Film de Fred Zinnemann vu à sa sortie en 1978 et jamais revu depuis. J'avais été fortement impressionné par ce film et me désolais de ne pas pouvoir le revoir (comme un certain nombre d'autres films ...).
Et là, 47 ans plus tard, j'ai pu à nouveau m'immerger (avec bonheur) dans ce film, j'ai retrouvé avec plaisir ce qui m'avait séduit dans l'histoire, …
C'est "curieux" comme ce film qui avait été un relatif succès à sa sortie, dans mon souvenir, soit complètement oublié aujourd'hui …
Le scénario est adapté des mémoires de la romancière Lilian Hellman, épouse de l'auteur de polars à succès Dashiell Hammett ("le faucon maltais").
On est dans l'entre-deux-guerres et deux jeunes filles se vouent une grande amitié dans un monde privilégié et une enfance/adolescence de rêve et sans souci. Lilian, la narratrice, admire et envie l'intrépidité et le caractère bien trempé de Julia. Puis les hasards de la vie font que leurs destins prendront des voies différentes lorsque Julia décide de faire ses études à Oxford puis à Vienne. Julia, toujours aussi enthousiaste, devient une opposante au régime hitlérien qui monte en puissance tandis que Lilian connait une vie plus tranquille, avec son époux, dans une maison sur la côte Est des USA, face à l'océan où elle tente d'écrire un roman ou une pièce de théâtre. Lilian aimerait bien revoir Julia et, à l'occasion de voyages en Europe, va tenter de la trouver à Vienne puis à Berlin dans des conditions, à chaque fois, dramatiques.
En termes de contexte, il y a des choses très bien rendues comme la différence d'ambiance entre une Amérique sereine et les bruits de bottes de plus en plus insistants et le climat de peur qui règne en Europe. Zinnemann rend parfaitement compte à travers l'étonnement de Lilian devant cette atmosphère poisseuse qu'un étranger (une touriste américaine) ne peut considérer que comme paranoïaque où les gens se rencontrent discrètement, parlent à voix basse ou à travers des messages anodins. "Dites -moi simplement bonsoir et tout s'organisera". Et la caméra de Zinnemann est bougrement efficace pour épier le regard de tel homme qui d'anodin parait soudain menaçant.

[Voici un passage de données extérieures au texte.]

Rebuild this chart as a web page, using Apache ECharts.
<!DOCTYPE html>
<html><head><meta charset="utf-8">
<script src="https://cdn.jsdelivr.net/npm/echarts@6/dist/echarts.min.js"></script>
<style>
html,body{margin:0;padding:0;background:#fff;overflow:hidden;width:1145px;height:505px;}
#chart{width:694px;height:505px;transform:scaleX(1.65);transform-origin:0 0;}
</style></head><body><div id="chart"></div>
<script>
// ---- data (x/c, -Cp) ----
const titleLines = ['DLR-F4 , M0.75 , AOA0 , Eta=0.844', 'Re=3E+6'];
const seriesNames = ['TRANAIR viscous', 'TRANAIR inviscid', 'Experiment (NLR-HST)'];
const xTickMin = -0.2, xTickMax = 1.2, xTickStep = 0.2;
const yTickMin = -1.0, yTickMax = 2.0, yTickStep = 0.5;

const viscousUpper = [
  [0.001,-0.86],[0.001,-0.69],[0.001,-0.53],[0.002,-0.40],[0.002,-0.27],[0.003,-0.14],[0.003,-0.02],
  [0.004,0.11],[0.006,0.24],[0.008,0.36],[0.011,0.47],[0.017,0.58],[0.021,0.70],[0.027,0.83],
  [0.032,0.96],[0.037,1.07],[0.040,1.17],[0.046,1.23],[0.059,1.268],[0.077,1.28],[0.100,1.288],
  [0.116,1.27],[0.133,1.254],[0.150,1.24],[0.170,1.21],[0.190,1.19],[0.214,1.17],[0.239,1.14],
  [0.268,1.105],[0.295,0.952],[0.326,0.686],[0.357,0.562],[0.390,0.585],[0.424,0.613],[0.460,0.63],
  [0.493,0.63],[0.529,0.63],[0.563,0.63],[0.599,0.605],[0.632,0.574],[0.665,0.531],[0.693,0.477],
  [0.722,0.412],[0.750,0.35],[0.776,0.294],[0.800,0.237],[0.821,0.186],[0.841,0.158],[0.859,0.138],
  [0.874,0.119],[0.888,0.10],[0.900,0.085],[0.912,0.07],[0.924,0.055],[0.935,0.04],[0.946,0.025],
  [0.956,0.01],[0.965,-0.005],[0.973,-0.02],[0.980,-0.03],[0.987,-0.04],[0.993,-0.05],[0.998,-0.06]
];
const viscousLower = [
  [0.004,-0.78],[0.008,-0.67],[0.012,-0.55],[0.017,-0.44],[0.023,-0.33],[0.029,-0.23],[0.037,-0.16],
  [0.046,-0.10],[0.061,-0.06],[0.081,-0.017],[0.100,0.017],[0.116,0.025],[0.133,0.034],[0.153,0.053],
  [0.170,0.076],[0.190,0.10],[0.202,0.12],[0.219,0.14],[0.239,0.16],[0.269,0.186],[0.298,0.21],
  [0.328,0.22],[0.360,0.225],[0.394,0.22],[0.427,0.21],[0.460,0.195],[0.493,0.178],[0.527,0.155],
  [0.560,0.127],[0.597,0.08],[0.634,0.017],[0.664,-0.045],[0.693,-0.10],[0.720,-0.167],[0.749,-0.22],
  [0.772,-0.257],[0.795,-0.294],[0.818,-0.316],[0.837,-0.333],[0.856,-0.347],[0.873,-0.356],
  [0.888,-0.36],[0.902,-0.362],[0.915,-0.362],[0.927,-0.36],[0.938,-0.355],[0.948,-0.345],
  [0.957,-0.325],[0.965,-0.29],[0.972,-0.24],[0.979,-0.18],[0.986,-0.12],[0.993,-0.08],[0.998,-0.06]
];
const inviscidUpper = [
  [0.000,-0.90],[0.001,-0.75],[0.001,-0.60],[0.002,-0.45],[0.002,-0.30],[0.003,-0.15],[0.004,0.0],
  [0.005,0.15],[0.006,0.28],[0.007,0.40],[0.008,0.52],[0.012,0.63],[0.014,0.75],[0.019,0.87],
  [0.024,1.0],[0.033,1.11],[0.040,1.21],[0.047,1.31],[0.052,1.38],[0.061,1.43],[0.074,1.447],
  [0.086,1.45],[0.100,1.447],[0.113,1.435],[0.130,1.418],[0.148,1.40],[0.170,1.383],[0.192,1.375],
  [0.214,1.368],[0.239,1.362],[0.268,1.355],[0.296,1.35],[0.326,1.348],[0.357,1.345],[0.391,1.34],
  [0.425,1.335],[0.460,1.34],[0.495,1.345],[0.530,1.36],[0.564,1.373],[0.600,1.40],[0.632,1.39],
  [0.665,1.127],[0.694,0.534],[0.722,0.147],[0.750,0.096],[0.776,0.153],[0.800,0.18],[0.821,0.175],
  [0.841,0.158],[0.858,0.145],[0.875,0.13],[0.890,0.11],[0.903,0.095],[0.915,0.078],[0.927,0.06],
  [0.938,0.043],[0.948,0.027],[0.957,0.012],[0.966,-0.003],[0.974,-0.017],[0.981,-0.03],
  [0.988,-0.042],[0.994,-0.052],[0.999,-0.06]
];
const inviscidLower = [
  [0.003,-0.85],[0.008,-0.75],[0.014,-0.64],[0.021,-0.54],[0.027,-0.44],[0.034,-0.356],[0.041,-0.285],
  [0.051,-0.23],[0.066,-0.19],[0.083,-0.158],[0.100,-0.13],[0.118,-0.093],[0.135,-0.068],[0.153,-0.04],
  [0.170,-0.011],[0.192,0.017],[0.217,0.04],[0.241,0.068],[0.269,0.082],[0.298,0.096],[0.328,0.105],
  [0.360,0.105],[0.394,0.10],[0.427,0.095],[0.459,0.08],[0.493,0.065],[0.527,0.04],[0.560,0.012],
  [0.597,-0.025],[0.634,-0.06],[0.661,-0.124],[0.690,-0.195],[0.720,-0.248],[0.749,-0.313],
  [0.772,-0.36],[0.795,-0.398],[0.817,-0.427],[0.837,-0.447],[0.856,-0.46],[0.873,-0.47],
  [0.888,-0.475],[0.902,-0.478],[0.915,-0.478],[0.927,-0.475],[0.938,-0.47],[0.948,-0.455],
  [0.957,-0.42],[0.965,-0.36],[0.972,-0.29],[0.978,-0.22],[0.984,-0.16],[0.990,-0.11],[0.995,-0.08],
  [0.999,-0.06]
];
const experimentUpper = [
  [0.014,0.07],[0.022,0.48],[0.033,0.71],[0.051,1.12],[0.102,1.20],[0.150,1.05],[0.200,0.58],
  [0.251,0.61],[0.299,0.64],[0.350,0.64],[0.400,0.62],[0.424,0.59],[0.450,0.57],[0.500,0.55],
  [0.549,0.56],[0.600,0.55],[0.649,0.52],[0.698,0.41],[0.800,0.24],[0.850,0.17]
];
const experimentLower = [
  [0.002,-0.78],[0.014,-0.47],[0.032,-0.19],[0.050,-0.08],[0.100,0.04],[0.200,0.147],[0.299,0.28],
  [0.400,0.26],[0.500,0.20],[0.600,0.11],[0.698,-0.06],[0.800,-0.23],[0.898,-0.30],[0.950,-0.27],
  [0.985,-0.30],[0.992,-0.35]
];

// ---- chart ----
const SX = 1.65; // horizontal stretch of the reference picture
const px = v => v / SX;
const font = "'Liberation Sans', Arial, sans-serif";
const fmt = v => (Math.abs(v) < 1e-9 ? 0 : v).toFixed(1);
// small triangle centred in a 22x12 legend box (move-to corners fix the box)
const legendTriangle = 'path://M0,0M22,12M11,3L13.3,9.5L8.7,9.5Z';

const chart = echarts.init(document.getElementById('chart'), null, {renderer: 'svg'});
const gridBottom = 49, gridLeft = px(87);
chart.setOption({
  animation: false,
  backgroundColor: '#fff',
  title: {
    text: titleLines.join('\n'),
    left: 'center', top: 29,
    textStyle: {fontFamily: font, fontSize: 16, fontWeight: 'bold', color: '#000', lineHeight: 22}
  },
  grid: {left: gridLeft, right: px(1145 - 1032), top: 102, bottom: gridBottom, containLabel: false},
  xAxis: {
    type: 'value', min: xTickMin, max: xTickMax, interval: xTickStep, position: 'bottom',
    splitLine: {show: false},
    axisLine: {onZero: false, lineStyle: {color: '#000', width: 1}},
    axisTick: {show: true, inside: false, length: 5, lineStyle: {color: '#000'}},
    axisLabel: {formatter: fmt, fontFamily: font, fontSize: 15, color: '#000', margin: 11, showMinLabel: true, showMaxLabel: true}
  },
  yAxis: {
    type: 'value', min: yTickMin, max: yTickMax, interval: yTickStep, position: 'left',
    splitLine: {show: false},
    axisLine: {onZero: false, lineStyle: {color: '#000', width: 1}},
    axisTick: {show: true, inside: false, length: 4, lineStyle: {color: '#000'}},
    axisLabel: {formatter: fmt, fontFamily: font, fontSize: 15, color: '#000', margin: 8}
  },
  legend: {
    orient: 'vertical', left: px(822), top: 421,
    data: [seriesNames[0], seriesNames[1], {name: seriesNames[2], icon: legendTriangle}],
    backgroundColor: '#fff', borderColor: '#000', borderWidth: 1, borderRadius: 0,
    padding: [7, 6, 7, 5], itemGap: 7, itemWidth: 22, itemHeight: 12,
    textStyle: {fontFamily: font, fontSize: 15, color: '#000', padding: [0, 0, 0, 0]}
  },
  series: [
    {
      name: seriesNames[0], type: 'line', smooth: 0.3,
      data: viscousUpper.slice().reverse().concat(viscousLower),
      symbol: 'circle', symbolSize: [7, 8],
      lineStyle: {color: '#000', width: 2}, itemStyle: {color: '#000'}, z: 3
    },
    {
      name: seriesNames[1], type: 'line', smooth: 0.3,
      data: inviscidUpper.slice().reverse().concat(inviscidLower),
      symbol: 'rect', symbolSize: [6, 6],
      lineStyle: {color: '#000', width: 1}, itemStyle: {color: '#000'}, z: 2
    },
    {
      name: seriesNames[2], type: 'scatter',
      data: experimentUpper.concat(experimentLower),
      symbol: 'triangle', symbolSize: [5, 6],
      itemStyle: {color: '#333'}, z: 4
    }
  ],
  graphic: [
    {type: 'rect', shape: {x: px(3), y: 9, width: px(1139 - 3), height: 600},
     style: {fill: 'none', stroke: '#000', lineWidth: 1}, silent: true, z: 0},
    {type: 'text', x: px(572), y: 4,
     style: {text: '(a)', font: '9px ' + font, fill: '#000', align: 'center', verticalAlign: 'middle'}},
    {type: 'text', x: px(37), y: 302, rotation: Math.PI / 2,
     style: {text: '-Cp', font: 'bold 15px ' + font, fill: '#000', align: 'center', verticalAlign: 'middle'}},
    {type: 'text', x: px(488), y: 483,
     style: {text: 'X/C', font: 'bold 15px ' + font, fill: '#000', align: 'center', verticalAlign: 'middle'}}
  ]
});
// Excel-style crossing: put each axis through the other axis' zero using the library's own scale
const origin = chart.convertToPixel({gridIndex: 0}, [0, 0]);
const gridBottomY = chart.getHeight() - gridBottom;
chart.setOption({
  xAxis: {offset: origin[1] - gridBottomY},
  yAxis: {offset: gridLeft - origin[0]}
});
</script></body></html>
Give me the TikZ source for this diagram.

Et le jeu de Vanessa Redgrave dans le rôle de Julia ainsi que le jeu de Jane Fonda dans celui de Lilian ? Remarquables … Les flash-backs récurrents d'images ou de scènes de l'enfance heureuse se juxtaposent avec les situations vécues à l'âge adulte comme de délicieux rappels ou comme des signes.
Pour Vanessa Redgrave, la jeune fille intrépide qui s'agaçait de l'inertie de ses grands-parents, est devenue une femme d'action, une résistante. Les aléas l'ont endurcie. Un beau personnage qui croit en des valeurs démocratiques ou humanistes.
Le personnage joué par Jane Fonda est tout-à-fait passionnant. Tout le monde connait le caractère emporté, passionné et militant de Jane Fonda épousant toutes sortes de causes à commencer la cause indienne. Ici, elle joue un rôle composite. De rage, parce qu'elle n'arrive pas à avancer dans son roman, elle balance sa machine à écrire par la fenêtre (heureusement ouverte). On reconnait bien là, Jane Fonda. Et puis face au personnage de Vanessa Redgrave, qu'elle admirait tant enfant, elle est soudain subjuguée, dépassée par les enjeux. Elle mesure l'écart entre la personnalité de Julia et la sienne. La caméra (indiscrète mais superbe) de Zinnemann nous la montre avec un regard bleu qui se trouble, qui hésite, presque fragile. Elle serait presqu'à contre-emploi si ce n'est que je n'ai pas souvent trouvé autant de traits d'Henry Fonda dans le visage de Jane. Une grande actrice, admirable dans ce film.
"Julia" est un des derniers films de Fred Zinnemann. Je ne serais pas loin de parler de chef d'œuvre.